The study was done by Matthew Robinson, a professor of government and justice studies. Robinson analyzed data from more than 20 studies on the death penalty and released his findings Monday at a news conference in Raleigh.

"In the past six years, three states have abolished the death penalty: Illinois, New Mexico and New Jersey," Robinson said in an interview after the news conference. "They did it for the same reason. They found racial bias, they found it to be costly, they found it to be ineffective and a threat to innocent people."

Robinson said the studies he looked at were remarkably consistent in their conclusions — that the death penalty doesn't deter crime, is racially biased and has led to people being wrongfully convicted.

Robinson's study comes two weeks after Republicans filed a bill in the state House that would effectively nullify the Racial Justice Act that was signed into law in 2009. The law allows a death row inmate or a defendant facing the death penalty to use statistics and other evidence to prove that racial bias was a "significant factor" in his sentence or in prosecutors' decision to pursue the death penalty.

The only remedy under the law is for a defendant's sentence to be reduced to life in prison without the possibility of parole.

The proposed legislation, House Bill 615, would disallow the use of statewide statistics and require a defendant to prove in his specific case that there was "discriminatory purpose" in seeking or imposing the death penalty.
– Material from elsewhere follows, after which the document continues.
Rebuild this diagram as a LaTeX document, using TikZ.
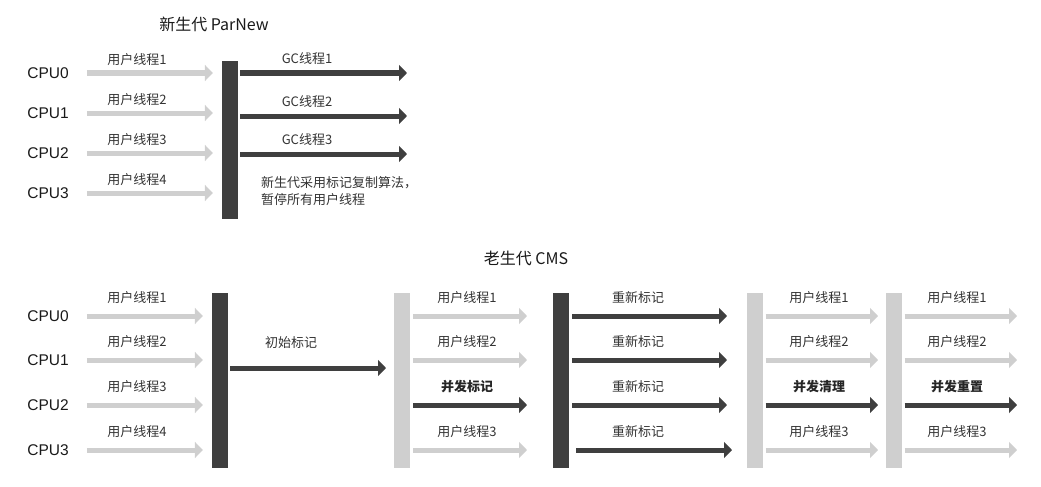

According to Robinson's study, North Carolina's use of the death penalty has been declining since 2000, with an average of three people a year being sentenced to death. No one has been executed since 2006.

The death penalty also doesn't deter crime, the study says. Robinson said data show the state's murder rate declining since executions stopped in 2006 and that no study has ever shown North Carolina's death penalty to have any deterrent effect.

Studies, Robinson said, have shown that death penalty cases in North Carolina cost an additional $11 million to $20 million a year.

There's also significant racial bias, Robinson said. Numerous studies have concluded that those who kill whites are far more likely to get the death penalty than those who kill blacks, the study said. Nearly 80 percent of death sentences imposed in the state are in cases where the victim was white, according to the study.

Robinson also said in the study that seven people have been exonerated and removed from death row since 1973, giving the state the seventh-highest error rate in the country. Six of the seven people exonerated were minorities and all seven were sentenced to death for killing whites, the study says.

Statewide, the study says, two out of three death sentences are overturned on appeal.

Forsyth County has been aggressive in pursuing the death penalty, sending more people to death row than any other county in the state.

Jim O'Neill, the district attorney for Forsyth County, said the study doesn't take into account the pain and suffering of the murder victims and fails to examine the heinous nature of the crimes.

Some families don't want prosecutors to pursue the death penalty, O'Neill said. He also makes sure families know that because of appeals, it often takes a long time before someone is executed, he said.

But he said it is important to keep the death penalty as an option to reserve for the worst murders.

"As a result of dozens of murder cases I have prosecuted, I have come to believe that some people are so evil that death is the only appropriate punishment for them," he said.